Acórdão do Supremo Tribunal de Justiça
Processo:
06A3991
Nº Convencional: JSTJ000
Relator: URBANO DIAS
Descritores: PODERES DO SUPREMO TRIBUNAL DE JUSTIÇA
MATÉRIA DE FACTO
PROVA PERICIAL
LIVRE APRECIAÇÃO DA PROVA
Nº do Documento: SJ200611210039911
Data do Acordão: 11/21/2006
Votação: UNANIMIDADE
Texto Integral: S
Privacidade: 1
Meio Processual: AGRAVO.
Decisão: PROVIDO.
Sumário : Tem do sido posta em crise no recurso interposto para o Tribunal da Relação o julgamento da matéria de facto, não é lícito que este Tribunal julgue improcedente o recurso sem previamente se pronunciar sobre a validada da argumentação aduzida sobre aquela concreta questão.
Ao proceder desta forma, a Relação cometeu nulidade por omissão de pronúncia que obriga a anulação de tal decisão, com baixa do processo com vista ao seu suprimento.
Decisão Texto Integral: Acordam no Supremo Tribunal de Justiça:


I -
"AA" intentou, no Tribunal Cível da comarca do Porto, acção ordinária contra Empresa-A, pedindo que fosse condenada a pagar-lhe a quantia de 20.985,96 € e juros até integral pagamento.
Em suma, alegou que emprestou à R., por diversas vezes, várias importâncias em dinheiro, as quais totalizam 20.015 € e que ela se recusa ao seu pagamento.
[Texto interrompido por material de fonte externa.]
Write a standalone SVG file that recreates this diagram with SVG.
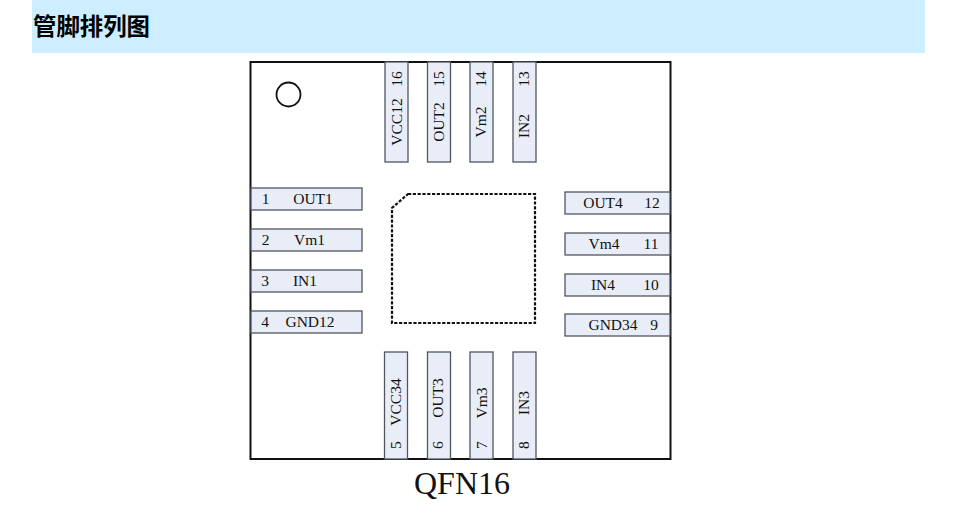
<svg xmlns="http://www.w3.org/2000/svg" width="960" height="507" viewBox="0 0 960 507">
<style>
.pin{fill:#e8edf8;stroke:#50565e;stroke-width:1.3}
.t{font-family:"Liberation Serif","Times New Roman",serif;font-size:15.5px;fill:#111;text-anchor:middle}
</style>
<rect x="0" y="0" width="960" height="507" fill="#fff"/>
<g id="header">
<rect x="32" y="0" width="893" height="53" fill="#cceeff"/>
<text x="33" y="35" font-family="'Noto Sans CJK SC',sans-serif" font-size="23.4" font-weight="700" fill="#000">管脚排列图</text>
</g>
<g id="package">
<rect x="250.5" y="62" width="420" height="397" fill="#fff" stroke="#111" stroke-width="2"/>
<circle cx="288.500" cy="94.500" r="12" fill="#fff" stroke="#111" stroke-width="1.8"/>
<path d="M408 194H535V323H392V208Z" fill="none" stroke="#111" stroke-width="2.200" stroke-dasharray="3.200 1.600"/>
<text x="462" y="494" font-family="'Liberation Serif',serif" font-size="32" fill="#111" text-anchor="middle">QFN16</text>
</g>
<g id="pin1"><rect class="pin" x="251" y="188" width="111" height="22"/><text class="t" x="265.500" y="204">1</text><text class="t" x="313" y="204">OUT1</text></g>
<g id="pin2"><rect class="pin" x="251" y="229" width="111" height="22"/><text class="t" x="265.500" y="244.500">2</text><text class="t" x="309.500" y="244.500">Vm1</text></g>
<g id="pin3"><rect class="pin" x="251" y="270" width="111" height="22"/><text class="t" x="265" y="285.500">3</text><text class="t" x="305" y="285.500">IN1</text></g>
<g id="pin4"><rect class="pin" x="251" y="311" width="111" height="22"/><text class="t" x="265" y="327">4</text><text class="t" x="310" y="327">GND12</text></g>
<g id="pin12"><rect class="pin" x="565" y="192" width="105" height="22"/><text class="t" x="603" y="208">OUT4</text><text class="t" x="652" y="208">12</text></g>
<g id="pin11"><rect class="pin" x="565" y="233" width="105" height="22"/><text class="t" x="604" y="248.500">Vm4</text><text class="t" x="651" y="248.500">11</text></g>
<g id="pin10"><rect class="pin" x="565" y="274" width="105" height="22"/><text class="t" x="603" y="289.500">IN4</text><text class="t" x="651" y="289.500">10</text></g>
<g id="pin9"><rect class="pin" x="565" y="314" width="105" height="22"/><text class="t" x="613" y="330">GND34</text><text class="t" x="654" y="330">9</text></g>
<g id="pin16"><rect class="pin" x="385" y="62" width="23" height="100"/><text class="t" transform="translate(401.500 122) rotate(-90)">VCC12</text><text class="t" transform="translate(401.500 79) rotate(-90)">16</text></g>
<g id="pin15"><rect class="pin" x="427.500" y="62" width="23" height="100"/><text class="t" transform="translate(443.500 122) rotate(-90)">OUT2</text><text class="t" transform="translate(443.500 79) rotate(-90)">15</text></g>
<g id="pin14"><rect class="pin" x="470" y="62" width="23" height="100"/><text class="t" transform="translate(486 122) rotate(-90)">Vm2</text><text class="t" transform="translate(486 79) rotate(-90)">14</text></g>
<g id="pin13"><rect class="pin" x="513" y="62" width="23" height="100"/><text class="t" transform="translate(528.500 126) rotate(-90)">IN2</text><text class="t" transform="translate(528.500 79) rotate(-90)">13</text></g>
<g id="pin5"><rect class="pin" x="384.500" y="352" width="23" height="107"/><text class="t" transform="translate(400.500 402) rotate(-90)">VCC34</text><text class="t" transform="translate(400.500 445) rotate(-90)">5</text></g>
<g id="pin6"><rect class="pin" x="427.500" y="352" width="23" height="107"/><text class="t" transform="translate(443 398) rotate(-90)">OUT3</text><text class="t" transform="translate(443 445) rotate(-90)">6</text></g>
<g id="pin7"><rect class="pin" x="470" y="352" width="23" height="107"/><text class="t" transform="translate(486.500 403) rotate(-90)">Vm3</text><text class="t" transform="translate(486.500 445) rotate(-90)">7</text></g>
<g id="pin8"><rect class="pin" x="513" y="352" width="23" height="107"/><text class="t" transform="translate(529 403) rotate(-90)">IN3</text><text class="t" transform="translate(529 445) rotate(-90)">8</text></g>
</svg>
A R. contestou, impugnado a factualidade vertida na petição e pedindo a condenação do A. como litigante de má fé.

"A A". replicou.

Após saneamento de selecção dos factos, assentes e controvertidos, a acção seguiu para julgamento, tendo, na sequência do mesmo, sido julgada improcedente e a R. absolvida do pedido.

Não conformada com tal decisão, o A. apelou para o Tribunal da Relação do Porto, mas sem êxito.

Foi, então, que recorreu de agravo para este Supremo Tribunal.

A recorrida contra-alegou, defendendo a manutenção do acórdão.
II -
Nas suas conclusões, o recorrente insurge-se, por um lado, contra o facto de o Tribunal da Relação do Porto ter cometido nulidade por omissão de pronúncia e, por outro lado, indo ao mérito da acção, defende a condenação da R. na restituição das importâncias descriminadas na conclusão 13ª

Ora bem.

O recorrente fez notar, perante o Tribunal da Relação do Porto, no requerimento de interposição dirigido ao Exº Relator, que o recurso que pretendia interpor era de agravo e, tanto assim, que, disse-o de forma bem clara, no início da sua alegação, "apenas quer impugnar o acórdão com fundamento na nulidade assinalada" e isto "para mais tarde poder discutir o direito".
Salta à vista que, na economia do recurso de agravo apenas cabe a apreciação da arguida nulidade, com base nos arts. 722º, nº 3 e 755º, nº 1, al. a) do CPC.
Ou seja, fica automaticamente de fora da nossa apreciação tudo o que o recorrente disse na sua alegação relativamente ao mérito da acção.

Centremos, pois, a nossa atenção na apreciação da questão processual, a qual se resume a saber se o acórdão impugnado omitiu pronúncia sobre a impugnação da matéria de facto.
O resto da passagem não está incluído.